Germans love their windows open. Even when it’s raining or when it’s starting to get cold. Maybe that is why you will find tilting windows everywhere. Closed at the bottom, open at the top, they render a room fresh air at all times, usually without any rain getting inside. They also open like doors – mostly to the inside of a room. I do wonder, though, how people clean windows e.g. in the Northern German city of Celle – there the windows of old town houses open to the outside. Which is excellent to obstruct burglars (Clang – take this one into your head, Mister!). But I’d prefer not to hang outside, waist over the sill on a fourth floor, and try to reach the outside pane for cleaning. Even just closing such windows probably happens only under risk of death.Windows opening to outside on a fourth floor in the German city of Celle – I still wonder how they clean them.
Windows over here are certainly less dangerous than those from Celle (unless you count in those cathedral ceilings with floor to ceiling windows or any kind of skylights). For some cases, you simply need professional gear to clean windows thoroughly – but even then, some places escape you. Sliding windows always have parts nobody reaches. Which takes away from my satisfaction. Or you hire a professional window cleaner – but will they take a window apart to reach the places where the frames overlap? I highly doubt it. Also, it’s hard to get all the dirt out of the sliding frame. Whenever you move the window over a freshly cleaned place, you can be sure that you reapply dirt from underneath the pane.

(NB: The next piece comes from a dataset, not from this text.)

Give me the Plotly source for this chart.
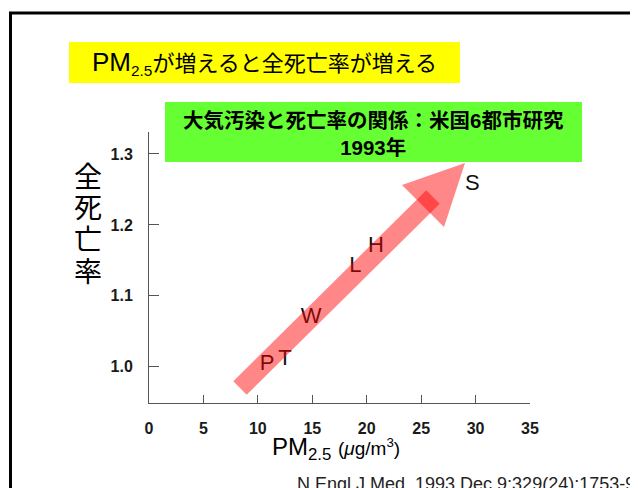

Another part of the German window I really miss – window sills. Not just because they are often wide enough to be usable for potted plants (my German kitchen sill used to be an herb garden). They are usually made from sealed marble or granite – which means you can simply wash them down and keep them clean as well.
Is it a wonder Germans love their windows and window sills? I remember some that looked like conservatories. I remember bedding hanging out of windows for airing. Or people spending hours at times hanging out in their windows (windows widely open), making conversation with whomsoever from the neighborhood passed by. (Here goes the image of the reserved German, right?)
Along with German windows comes a curtain system that I sorely miss. I don’t like threading my kitchen curtains over an extendable curtain rod that is weirdly resistant when it comes to putting it back up again. I loved my little wheels that were attached to the curtains even during laundry and that I pushed back into the rails straight under the ceiling. Here, I’m dealing with juggling two and more rods, curtains on, depending on how many layers I prefer at a window. Maybe that is why so many homes here have no curtains at all?
Well, it’s time for my fall window cleaning. You want holiday guests to be able to take a look out of the windows, right? I guess I will head out to Lowes and check for more professional window cleaning gear and give it a try. At least, I’m not living on a fourth floor.